The Beavertails are ready to be eaten and the snow and ice waiting to be sculpted. After many weeks of uncertainty due to unusually mild weather, Winterlude is on, say festival organizers.

By Valery Navarrete

The Beavertails are ready to be eaten and the snow and ice waiting to be sculpted. After many weeks of uncertainty due to unusually mild weather, Winterlude is on, say festival organizers.

The smell of Beavertails and wood smoke filled the air at the sneak preview of the 2002 Winterlude lineup last week at Confederation Park. Organizers announced several new events, including a Mardi Gras style celebration on Sparks Street to be held Friday and Saturday, Feb. 8 and 9.

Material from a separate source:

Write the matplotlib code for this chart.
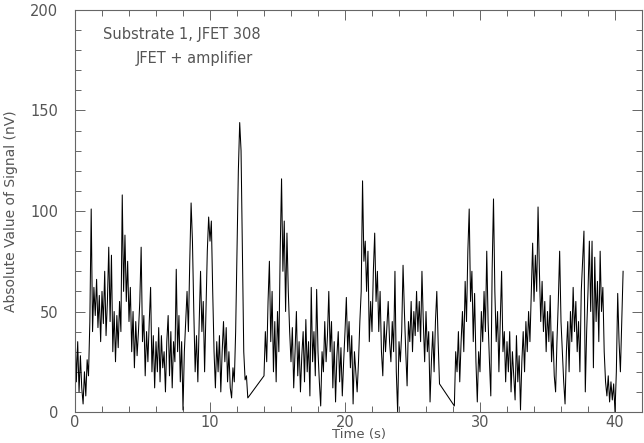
import numpy as np
import matplotlib
matplotlib.use("Agg")
import matplotlib.pyplot as plt

dt = 0.1
seg1_start = 0.0
seg1 = [42, 15, 35, 10, 28, 12, 4, 20, 8, 26,
        18, 45, 101, 40, 62, 48, 66, 42, 58, 35,
        60, 44, 70, 38, 55, 82, 45, 78, 30, 50,
        25, 48, 32, 55, 40, 108, 60, 88, 55, 75,
        45, 62, 30, 50, 22, 45, 28, 40, 55, 82,
        35, 48, 18, 40, 25, 45, 62, 20, 38, 12,
        35, 20, 42, 15, 38, 22, 30, 10, 35, 48,
        18, 40, 12, 35, 25, 71, 30, 48, 15, 35,
        1, 30, 45, 60, 40, 75, 104, 85, 50, 20,
        38, 15, 45, 70, 40, 55, 20, 50, 80, 97,
        85, 95, 60, 30, 12, 35, 20, 38, 10, 30,
        45, 25, 42, 15, 30, 12, 7, 22, 15, 40,
        80, 120, 144, 130, 81, 30, 16, 18, 7]
seg2_start = 14.0
seg2 = [18, 40, 25, 55, 75, 35, 60, 20, 45, 15,
        50, 30, 80, 116, 70, 95, 50, 89, 60, 40,
        25, 42, 12, 30, 50, 18, 35, 10, 28, 40,
        15, 46, 20, 35, 8, 62, 25, 40, 18, 61,
        30, 15, 3, 30, 20, 45, 25, 38, 60, 30,
        45, 12, 35, 5, 28, 40, 15, 32, 8, 25,
        40, 57, 30, 45, 22, 38, 4, 30, 20, 10,
        25, 45, 60, 115, 75, 85, 60, 80, 35, 55,
        40, 70, 89, 55, 70, 40, 60, 30, 18, 45,
        30, 42, 55, 35, 25, 45, 30, 70, 20, 0,
        35, 25, 40, 73, 50, 30, 13, 45, 35, 55,
        30, 50, 38, 60, 40, 55, 35, 70, 45, 25,
        50, 30, 40, 5, 25, 40, 20, 45, 60, 35,
        14]
seg3_start = 28.1
seg3 = [3, 30, 20, 40, 15, 35, 50, 30, 65,
        45, 80, 101, 55, 70, 35, 59, 25, 5, 30,
        20, 50, 35, 60, 40, 80, 45, 25, 8, 71,
        106, 60, 35, 50, 20, 45, 70, 30, 40, 15,
        35, 20, 40, 10, 30, 18, 6, 38, 15, 28,
        1, 25, 40, 20, 45, 30, 50, 35, 60, 84,
        55, 78, 60, 102, 70, 45, 65, 40, 55, 30,
        50, 35, 58, 25, 40, 18, 10, 35, 55, 80,
        45, 30, 15, 4, 30, 45, 20, 50, 35, 62,
        40, 55, 30, 45, 20, 60, 75, 90, 10, 40,
        60, 85, 50, 85, 22, 77, 45, 65, 35, 80,
        50, 62, 30, 15, 8, 18, 5, 15, 6, 14,
        0, 20, 59, 35, 20, 45, 70]

starts = [seg1_start, seg2_start, seg3_start]
segs = [seg1, seg2, seg3]
t = np.concatenate([s0 + dt * np.arange(len(v)) for s0, v in zip(starts, segs)])
y = np.concatenate([np.array(v, float) for v in segs])

title1 = "Substrate 1, JFET 308"
title2 = "JFET + amplifier"

fig = plt.figure(figsize=(6.44, 4.43), dpi=100)
ax = fig.add_axes([75/644, 1 - 412/443, (642-75)/644, (412-10)/443])
ax.plot(t, y, color='black', lw=0.75)
ax.set_xlim(0, 42)
ax.set_ylim(0, 200)
ax.set_xticks([0, 10, 20, 30, 40])
ax.set_yticks([0, 50, 100, 150, 200])
ax.set_xticks(np.arange(0, 42.1, 2), minor=True)
ax.set_yticks(np.arange(0, 201, 10), minor=True)
gray = '#666666'
tc = '#555555'
ax.tick_params(which='both', direction='in', top=True, right=True, colors=gray,
               labelsize=10.5, labelcolor=tc, width=0.7)
ax.tick_params(which='major', length=7)
ax.tick_params(which='minor', length=4)
ax.tick_params(axis='x', which='major', pad=2)
ax.tick_params(axis='y', which='major', pad=12)
for s in ax.spines.values():
    s.set_color(gray)
    s.set_linewidth(0.8)
ax.set_xlabel("Time (s)", color=tc, fontsize=9.5, labelpad=-1)
ax.set_ylabel("Absolute Value of Signal (nV)", color=tc, fontsize=10, labelpad=9)
ax.text(182/644, 1 - 35/443, title1, transform=fig.transFigure, ha='center', va='center',
        color=tc, fontsize=10.5)
ax.text(194/644, 1 - 59/443, title2, transform=fig.transFigure, ha='center', va='center',
        color=tc, fontsize=10.5)
fig.savefig("out.png", dpi=100)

Sparks Street Mall Mardi Gras will begin Friday night with a parade of lights. Saturday’s activities will include a pancake breakfast, a children’s parade at noon and a full costume masquerade ball and street concert in the evening.

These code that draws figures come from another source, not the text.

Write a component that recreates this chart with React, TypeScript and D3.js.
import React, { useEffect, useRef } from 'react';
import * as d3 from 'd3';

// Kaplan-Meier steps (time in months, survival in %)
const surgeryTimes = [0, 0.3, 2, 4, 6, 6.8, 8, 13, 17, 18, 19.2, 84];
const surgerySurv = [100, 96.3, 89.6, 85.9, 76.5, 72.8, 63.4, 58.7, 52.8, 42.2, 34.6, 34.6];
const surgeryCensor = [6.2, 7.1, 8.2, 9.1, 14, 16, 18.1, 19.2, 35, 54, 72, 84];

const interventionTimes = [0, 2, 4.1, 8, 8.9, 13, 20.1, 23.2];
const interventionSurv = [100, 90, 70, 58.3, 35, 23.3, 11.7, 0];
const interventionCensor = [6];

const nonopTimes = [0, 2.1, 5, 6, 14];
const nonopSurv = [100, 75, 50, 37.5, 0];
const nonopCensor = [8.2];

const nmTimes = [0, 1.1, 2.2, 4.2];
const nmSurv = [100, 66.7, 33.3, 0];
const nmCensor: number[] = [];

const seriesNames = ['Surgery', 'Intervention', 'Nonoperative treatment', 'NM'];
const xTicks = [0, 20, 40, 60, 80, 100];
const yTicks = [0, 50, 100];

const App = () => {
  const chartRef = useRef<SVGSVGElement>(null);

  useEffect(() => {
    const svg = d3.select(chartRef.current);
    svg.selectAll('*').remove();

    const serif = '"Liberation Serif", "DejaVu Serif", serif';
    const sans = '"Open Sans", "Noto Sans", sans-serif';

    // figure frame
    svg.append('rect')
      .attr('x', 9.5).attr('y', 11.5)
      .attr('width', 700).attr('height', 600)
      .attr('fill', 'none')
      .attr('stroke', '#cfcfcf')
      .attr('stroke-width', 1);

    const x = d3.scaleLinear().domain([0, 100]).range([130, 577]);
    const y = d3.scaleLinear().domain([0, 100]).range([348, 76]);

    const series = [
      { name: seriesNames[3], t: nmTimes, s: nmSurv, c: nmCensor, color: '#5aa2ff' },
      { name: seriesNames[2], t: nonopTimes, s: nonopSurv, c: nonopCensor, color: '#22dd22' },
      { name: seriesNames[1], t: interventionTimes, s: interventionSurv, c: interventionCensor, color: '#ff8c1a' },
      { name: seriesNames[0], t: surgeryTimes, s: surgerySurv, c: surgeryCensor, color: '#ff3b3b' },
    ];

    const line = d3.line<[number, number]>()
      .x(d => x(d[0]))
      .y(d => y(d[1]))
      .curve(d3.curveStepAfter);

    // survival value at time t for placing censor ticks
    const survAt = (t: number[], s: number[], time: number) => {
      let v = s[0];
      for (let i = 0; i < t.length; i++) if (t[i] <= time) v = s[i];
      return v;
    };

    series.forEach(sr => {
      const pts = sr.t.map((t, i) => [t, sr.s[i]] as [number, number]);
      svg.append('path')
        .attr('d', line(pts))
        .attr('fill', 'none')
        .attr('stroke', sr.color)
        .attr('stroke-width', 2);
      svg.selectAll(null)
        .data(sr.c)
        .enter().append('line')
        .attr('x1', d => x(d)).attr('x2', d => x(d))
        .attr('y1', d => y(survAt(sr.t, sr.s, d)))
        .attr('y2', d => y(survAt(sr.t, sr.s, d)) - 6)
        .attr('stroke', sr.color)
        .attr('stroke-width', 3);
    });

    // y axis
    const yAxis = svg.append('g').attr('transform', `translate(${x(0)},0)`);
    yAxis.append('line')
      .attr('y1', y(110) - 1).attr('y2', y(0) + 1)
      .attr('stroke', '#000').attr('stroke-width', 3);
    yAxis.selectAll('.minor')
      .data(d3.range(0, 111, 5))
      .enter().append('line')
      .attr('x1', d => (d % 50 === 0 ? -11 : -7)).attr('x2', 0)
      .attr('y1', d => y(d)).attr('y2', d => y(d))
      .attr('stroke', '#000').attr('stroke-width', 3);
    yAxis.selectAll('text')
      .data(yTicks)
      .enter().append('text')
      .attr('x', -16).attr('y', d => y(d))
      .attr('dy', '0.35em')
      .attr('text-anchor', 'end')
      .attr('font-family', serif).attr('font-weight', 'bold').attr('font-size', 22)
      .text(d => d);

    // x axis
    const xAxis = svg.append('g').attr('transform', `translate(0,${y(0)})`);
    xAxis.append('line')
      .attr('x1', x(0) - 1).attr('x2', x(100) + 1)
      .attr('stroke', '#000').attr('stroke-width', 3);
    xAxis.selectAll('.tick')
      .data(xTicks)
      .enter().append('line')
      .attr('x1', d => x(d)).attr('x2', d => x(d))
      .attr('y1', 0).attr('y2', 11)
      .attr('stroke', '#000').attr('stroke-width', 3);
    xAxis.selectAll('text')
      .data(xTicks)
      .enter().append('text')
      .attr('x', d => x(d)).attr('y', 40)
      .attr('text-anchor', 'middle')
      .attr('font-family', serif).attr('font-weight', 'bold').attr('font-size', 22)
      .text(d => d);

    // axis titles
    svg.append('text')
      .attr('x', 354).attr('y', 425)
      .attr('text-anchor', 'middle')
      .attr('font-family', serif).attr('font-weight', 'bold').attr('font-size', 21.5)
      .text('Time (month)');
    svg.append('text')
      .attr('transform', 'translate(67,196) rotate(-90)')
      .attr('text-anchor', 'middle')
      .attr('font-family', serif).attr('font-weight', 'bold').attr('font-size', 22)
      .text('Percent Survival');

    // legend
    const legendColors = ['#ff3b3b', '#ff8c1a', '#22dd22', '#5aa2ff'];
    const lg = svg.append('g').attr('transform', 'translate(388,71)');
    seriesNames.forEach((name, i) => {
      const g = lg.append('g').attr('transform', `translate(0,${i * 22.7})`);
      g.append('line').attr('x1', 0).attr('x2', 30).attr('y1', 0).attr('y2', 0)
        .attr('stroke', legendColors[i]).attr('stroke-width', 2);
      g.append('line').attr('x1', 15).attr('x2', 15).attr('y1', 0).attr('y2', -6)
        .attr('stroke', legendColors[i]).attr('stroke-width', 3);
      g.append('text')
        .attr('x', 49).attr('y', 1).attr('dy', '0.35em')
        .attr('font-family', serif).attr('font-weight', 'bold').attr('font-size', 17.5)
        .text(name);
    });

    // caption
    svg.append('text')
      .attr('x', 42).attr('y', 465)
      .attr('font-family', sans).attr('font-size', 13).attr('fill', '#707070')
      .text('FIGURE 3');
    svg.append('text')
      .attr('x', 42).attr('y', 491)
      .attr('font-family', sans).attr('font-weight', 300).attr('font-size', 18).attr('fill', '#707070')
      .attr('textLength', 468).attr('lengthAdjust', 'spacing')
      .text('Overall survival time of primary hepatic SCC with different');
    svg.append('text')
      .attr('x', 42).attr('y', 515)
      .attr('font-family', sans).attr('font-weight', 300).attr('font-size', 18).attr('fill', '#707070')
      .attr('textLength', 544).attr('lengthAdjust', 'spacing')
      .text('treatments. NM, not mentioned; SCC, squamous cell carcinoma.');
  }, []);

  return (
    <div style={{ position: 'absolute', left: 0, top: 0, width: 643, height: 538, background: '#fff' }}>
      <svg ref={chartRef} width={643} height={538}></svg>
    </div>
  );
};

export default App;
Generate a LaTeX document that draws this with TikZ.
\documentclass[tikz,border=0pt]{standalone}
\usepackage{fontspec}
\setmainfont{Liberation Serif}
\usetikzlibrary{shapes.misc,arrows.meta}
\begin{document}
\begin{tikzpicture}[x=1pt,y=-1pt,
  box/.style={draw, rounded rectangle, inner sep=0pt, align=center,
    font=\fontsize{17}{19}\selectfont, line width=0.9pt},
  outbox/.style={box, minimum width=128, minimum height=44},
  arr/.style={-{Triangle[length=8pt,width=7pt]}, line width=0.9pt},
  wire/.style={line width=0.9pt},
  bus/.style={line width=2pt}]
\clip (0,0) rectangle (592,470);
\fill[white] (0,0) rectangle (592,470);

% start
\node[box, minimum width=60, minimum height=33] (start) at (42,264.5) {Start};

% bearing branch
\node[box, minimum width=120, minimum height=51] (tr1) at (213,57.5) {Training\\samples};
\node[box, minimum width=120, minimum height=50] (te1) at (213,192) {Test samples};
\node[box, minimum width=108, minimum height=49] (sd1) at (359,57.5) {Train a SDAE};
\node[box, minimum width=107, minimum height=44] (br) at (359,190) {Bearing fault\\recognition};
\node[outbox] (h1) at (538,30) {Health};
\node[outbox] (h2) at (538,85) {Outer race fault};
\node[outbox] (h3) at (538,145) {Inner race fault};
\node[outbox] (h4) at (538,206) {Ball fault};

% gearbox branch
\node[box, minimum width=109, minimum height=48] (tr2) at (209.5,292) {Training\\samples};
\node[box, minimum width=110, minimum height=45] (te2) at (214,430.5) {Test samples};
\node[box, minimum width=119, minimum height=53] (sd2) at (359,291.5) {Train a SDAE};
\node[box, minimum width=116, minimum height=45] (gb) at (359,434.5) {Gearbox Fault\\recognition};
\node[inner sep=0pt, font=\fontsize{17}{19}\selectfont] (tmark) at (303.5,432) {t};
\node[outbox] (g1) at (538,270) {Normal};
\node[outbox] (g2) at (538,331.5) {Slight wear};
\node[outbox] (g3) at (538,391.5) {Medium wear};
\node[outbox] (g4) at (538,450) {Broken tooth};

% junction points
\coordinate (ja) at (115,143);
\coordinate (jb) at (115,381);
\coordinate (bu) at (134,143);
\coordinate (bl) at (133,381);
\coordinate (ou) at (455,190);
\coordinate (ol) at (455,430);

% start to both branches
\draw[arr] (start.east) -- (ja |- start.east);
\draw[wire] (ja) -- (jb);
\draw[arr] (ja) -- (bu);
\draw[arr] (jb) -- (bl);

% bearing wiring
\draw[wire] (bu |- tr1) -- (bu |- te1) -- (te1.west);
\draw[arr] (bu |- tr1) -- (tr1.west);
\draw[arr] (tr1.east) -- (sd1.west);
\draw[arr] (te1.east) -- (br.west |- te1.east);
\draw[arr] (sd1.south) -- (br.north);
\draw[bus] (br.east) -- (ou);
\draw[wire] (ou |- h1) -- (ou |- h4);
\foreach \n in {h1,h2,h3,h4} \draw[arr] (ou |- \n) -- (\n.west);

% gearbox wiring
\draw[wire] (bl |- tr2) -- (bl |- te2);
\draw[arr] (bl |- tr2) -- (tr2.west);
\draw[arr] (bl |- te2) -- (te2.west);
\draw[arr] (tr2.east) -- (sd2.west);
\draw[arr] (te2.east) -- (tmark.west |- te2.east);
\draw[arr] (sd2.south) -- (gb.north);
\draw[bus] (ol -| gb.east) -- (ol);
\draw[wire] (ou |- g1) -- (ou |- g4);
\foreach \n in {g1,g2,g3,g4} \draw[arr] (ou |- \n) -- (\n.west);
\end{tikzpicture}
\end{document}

Sharon MacKenna, manager of the Sparks Street Mall Authority, said she is hoping the warm weather may mean a bigger turn out for the event. “Winterlude is on, so other events are still running, organizers have just had to change the focus (from the canal),” said MacKenna.

Unusually warm winter temperatures have kept the Rideau Canal closed for skating so far this year. The estimated opening date of Jan. 19, which would have already been the latest start date in the canal’s 30-year history, came and went without the necessary 25 cm of ice needed to open the skateway.

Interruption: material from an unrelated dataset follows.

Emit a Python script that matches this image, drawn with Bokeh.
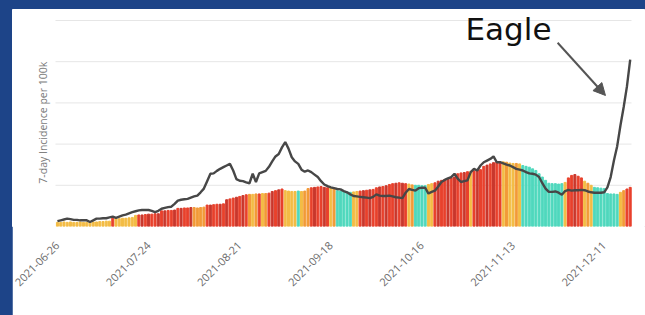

The canal is usually at the centre of Winterlude festivities; however, the National Capital Commission, which organizes the festival, says Winterlude is in good shape no matter what the temperatures.

“Regardless of the weather Mother Nature provides us, Winterlude is ready,” said NCC chairman Marcel Beaudry at the sneak preview, adding that organizers have successfully seen Winterlude through weather ranging from rain to the ice storm conditions of 1998.

Ottawa Mayor Bob Chiarelli highlighted the return of City Snowscapes, the amateur snow sculpture contest held on Dow’s Lake in previous years. “A tremendous number of community members wanted it back,” said Chiarelli. Because Dow’s Lake is not yet frozen, this year’s competition will take place on the banks of the lake.

This is one of several changes organizers are making to accommodate the weather, but there are still high hopes that the canal will be ready for Winterlude. “We remain hopeful and we’ll see,” said Martine Bélanger, media representative for the NCC.

Other flagship activities include the return of the Canada Snow Sculpture Competition, moved this year from Parliament Hill to the front lawn of Ottawa City Hall, and the new Crystal Garden Fire and Ice Show to be held in Confederation Park Feb. 8 to 10. The show will feature speed carver Laurent Gordon and fire breather Ronnie Le Grand.